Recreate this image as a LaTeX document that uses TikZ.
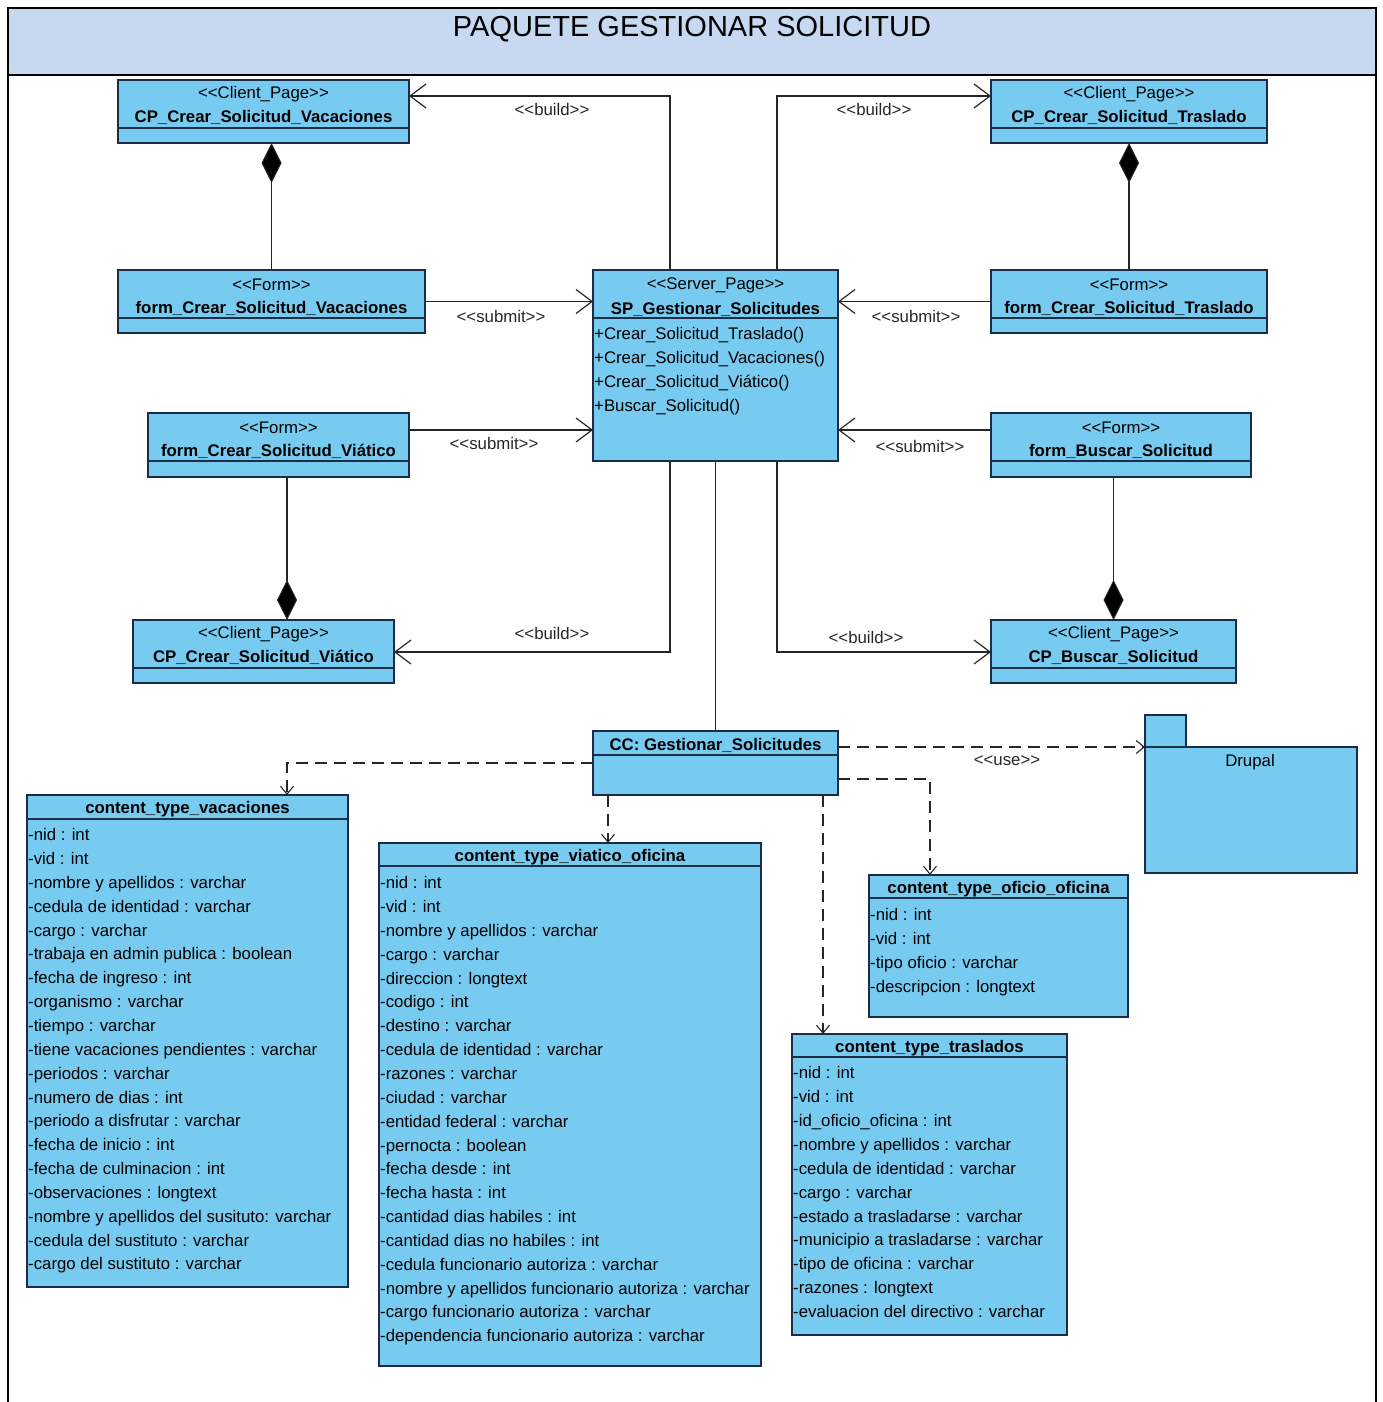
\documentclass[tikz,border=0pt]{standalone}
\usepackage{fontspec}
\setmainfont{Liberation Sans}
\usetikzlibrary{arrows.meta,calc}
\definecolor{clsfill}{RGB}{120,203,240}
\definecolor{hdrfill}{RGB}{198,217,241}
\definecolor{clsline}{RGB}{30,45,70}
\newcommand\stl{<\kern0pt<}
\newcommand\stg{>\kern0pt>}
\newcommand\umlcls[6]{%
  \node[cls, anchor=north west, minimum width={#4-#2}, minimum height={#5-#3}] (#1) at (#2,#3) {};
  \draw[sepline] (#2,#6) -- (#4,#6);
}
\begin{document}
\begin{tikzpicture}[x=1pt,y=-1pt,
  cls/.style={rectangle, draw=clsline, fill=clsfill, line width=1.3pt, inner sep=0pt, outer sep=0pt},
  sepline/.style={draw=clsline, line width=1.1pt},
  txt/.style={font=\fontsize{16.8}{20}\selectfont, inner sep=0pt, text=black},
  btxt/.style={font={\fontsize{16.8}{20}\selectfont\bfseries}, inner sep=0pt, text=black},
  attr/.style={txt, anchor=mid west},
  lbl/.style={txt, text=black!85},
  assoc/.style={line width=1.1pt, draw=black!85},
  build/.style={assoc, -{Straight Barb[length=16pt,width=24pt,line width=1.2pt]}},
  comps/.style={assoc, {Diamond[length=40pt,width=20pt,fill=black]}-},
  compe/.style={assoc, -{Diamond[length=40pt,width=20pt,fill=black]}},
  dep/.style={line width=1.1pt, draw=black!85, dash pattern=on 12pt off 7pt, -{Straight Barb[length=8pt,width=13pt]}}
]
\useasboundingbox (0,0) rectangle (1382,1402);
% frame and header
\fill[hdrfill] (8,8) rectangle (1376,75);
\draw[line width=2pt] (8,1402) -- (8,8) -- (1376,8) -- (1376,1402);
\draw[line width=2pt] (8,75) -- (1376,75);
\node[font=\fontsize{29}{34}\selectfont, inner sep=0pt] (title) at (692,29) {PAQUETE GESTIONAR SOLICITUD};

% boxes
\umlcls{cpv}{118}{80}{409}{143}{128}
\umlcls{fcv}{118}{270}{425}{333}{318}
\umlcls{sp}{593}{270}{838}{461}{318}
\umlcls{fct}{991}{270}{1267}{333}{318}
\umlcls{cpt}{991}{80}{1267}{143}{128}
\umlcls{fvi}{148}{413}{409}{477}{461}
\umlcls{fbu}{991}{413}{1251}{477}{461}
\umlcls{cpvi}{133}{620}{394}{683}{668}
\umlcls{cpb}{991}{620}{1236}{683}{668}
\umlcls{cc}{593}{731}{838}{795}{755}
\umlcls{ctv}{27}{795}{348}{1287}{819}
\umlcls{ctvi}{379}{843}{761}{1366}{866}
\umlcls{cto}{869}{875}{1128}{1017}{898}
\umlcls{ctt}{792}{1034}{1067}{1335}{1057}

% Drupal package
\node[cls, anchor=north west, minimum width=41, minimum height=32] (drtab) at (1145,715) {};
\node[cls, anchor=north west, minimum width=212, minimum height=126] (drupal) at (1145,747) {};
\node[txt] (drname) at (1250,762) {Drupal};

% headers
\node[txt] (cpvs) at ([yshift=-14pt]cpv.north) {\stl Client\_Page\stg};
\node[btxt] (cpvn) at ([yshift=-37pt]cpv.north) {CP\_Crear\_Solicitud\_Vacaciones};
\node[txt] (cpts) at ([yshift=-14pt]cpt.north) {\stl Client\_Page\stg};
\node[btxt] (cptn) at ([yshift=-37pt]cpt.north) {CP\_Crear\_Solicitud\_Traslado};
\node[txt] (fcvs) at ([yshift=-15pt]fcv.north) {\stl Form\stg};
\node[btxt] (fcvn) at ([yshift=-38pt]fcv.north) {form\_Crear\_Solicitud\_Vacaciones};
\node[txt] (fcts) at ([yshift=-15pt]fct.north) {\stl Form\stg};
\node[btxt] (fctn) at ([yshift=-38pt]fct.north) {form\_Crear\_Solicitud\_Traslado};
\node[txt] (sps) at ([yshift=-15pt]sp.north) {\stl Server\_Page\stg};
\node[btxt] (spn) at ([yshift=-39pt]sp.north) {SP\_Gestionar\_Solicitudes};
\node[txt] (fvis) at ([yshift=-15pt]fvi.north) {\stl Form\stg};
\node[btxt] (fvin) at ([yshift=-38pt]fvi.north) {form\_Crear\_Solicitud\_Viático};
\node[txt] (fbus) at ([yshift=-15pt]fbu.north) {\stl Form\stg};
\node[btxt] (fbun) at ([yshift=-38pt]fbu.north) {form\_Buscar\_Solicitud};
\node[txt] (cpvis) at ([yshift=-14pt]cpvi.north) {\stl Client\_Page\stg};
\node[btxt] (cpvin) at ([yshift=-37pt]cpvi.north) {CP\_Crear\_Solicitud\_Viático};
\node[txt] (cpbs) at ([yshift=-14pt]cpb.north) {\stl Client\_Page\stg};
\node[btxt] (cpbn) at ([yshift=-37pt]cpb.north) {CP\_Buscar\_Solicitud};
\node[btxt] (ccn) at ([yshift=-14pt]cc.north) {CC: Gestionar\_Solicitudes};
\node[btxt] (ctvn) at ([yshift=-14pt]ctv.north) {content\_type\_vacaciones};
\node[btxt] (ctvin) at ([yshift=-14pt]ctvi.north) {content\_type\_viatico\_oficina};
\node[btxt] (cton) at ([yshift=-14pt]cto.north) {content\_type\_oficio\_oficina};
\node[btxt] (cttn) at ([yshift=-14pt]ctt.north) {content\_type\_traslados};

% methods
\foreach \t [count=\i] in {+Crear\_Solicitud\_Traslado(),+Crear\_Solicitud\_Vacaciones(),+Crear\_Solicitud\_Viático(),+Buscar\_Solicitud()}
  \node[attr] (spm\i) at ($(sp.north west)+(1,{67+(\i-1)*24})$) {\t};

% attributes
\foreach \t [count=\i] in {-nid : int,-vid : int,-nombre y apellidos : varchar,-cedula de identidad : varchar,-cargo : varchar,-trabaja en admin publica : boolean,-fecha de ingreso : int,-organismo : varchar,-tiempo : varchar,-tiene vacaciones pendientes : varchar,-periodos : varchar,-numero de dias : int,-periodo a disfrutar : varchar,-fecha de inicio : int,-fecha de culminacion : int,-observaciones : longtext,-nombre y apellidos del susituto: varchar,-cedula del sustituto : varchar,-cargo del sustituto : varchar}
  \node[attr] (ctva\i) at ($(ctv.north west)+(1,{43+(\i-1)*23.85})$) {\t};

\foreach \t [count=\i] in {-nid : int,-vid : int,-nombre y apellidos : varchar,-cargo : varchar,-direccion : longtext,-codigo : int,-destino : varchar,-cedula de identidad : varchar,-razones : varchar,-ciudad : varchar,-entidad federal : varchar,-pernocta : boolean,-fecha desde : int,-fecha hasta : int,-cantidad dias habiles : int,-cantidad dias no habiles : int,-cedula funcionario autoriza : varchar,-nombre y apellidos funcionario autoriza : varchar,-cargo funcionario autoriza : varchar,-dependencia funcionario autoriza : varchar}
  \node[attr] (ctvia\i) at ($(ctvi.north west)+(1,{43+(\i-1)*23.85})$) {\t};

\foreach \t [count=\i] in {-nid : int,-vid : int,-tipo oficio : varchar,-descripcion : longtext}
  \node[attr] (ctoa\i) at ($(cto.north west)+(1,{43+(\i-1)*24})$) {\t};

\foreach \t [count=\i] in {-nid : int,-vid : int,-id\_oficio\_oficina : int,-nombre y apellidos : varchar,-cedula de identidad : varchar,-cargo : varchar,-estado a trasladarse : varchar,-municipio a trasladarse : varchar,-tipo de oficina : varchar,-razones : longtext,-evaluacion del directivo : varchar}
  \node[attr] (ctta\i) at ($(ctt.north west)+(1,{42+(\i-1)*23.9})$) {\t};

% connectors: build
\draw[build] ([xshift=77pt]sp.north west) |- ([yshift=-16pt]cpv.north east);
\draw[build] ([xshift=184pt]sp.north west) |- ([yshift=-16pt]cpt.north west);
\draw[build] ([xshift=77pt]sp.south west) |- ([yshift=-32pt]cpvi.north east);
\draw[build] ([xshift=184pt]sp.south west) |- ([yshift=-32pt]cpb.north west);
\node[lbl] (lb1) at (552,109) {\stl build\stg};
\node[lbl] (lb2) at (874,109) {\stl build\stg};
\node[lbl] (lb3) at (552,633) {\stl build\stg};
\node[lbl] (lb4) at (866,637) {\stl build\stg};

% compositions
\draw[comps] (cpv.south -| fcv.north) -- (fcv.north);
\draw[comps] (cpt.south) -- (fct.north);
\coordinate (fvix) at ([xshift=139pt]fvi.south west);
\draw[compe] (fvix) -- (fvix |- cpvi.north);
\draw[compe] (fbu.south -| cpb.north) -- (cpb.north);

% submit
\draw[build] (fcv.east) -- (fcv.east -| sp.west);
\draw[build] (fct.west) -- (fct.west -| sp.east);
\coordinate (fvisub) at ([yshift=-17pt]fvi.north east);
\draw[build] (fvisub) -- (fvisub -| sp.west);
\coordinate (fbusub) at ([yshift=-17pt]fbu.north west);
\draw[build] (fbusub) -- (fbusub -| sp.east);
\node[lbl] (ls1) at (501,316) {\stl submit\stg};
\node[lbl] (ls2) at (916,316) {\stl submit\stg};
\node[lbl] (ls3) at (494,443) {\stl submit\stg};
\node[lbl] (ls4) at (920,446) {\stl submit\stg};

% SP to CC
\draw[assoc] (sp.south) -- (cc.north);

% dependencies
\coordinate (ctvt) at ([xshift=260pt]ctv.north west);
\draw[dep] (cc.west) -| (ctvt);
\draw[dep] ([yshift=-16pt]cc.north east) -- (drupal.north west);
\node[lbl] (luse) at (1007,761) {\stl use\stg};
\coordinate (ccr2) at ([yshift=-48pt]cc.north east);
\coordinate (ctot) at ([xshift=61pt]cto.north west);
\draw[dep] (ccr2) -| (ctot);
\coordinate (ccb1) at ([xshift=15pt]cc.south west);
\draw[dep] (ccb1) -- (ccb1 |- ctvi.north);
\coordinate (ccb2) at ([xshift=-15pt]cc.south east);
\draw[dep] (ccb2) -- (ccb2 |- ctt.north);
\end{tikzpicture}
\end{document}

···

Challenge ▸ Please restate the material above line by line, exactly, beginning at its first line and ending with the line that contains "inner sep=0pt] (title)", without any pictures.

Completed exercise ▸
Recreate this image as a LaTeX document that uses TikZ.
\documentclass[tikz,border=0pt]{standalone}
\usepackage{fontspec}
\setmainfont{Liberation Sans}
\usetikzlibrary{arrows.meta,calc}
\definecolor{clsfill}{RGB}{120,203,240}
\definecolor{hdrfill}{RGB}{198,217,241}
\definecolor{clsline}{RGB}{30,45,70}
\newcommand\stl{<\kern0pt<}
\newcommand\stg{>\kern0pt>}
\newcommand\umlcls[6]{%
  \node[cls, anchor=north west, minimum width={#4-#2}, minimum height={#5-#3}] (#1) at (#2,#3) {};
  \draw[sepline] (#2,#6) -- (#4,#6);
}
\begin{document}
\begin{tikzpicture}[x=1pt,y=-1pt,
  cls/.style={rectangle, draw=clsline, fill=clsfill, line width=1.3pt, inner sep=0pt, outer sep=0pt},
  sepline/.style={draw=clsline, line width=1.1pt},
  txt/.style={font=\fontsize{16.8}{20}\selectfont, inner sep=0pt, text=black},
  btxt/.style={font={\fontsize{16.8}{20}\selectfont\bfseries}, inner sep=0pt, text=black},
  attr/.style={txt, anchor=mid west},
  lbl/.style={txt, text=black!85},
  assoc/.style={line width=1.1pt, draw=black!85},
  build/.style={assoc, -{Straight Barb[length=16pt,width=24pt,line width=1.2pt]}},
  comps/.style={assoc, {Diamond[length=40pt,width=20pt,fill=black]}-},
  compe/.style={assoc, -{Diamond[length=40pt,width=20pt,fill=black]}},
  dep/.style={line width=1.1pt, draw=black!85, dash pattern=on 12pt off 7pt, -{Straight Barb[length=8pt,width=13pt]}}
]
\useasboundingbox (0,0) rectangle (1382,1402);
% frame and header
\fill[hdrfill] (8,8) rectangle (1376,75);
\draw[line width=2pt] (8,1402) -- (8,8) -- (1376,8) -- (1376,1402);
\draw[line width=2pt] (8,75) -- (1376,75);
\node[font=\fontsize{29}{34}\selectfont, inner sep=0pt] (title) at (692,29) {PAQUETE GESTIONAR SOLICITUD};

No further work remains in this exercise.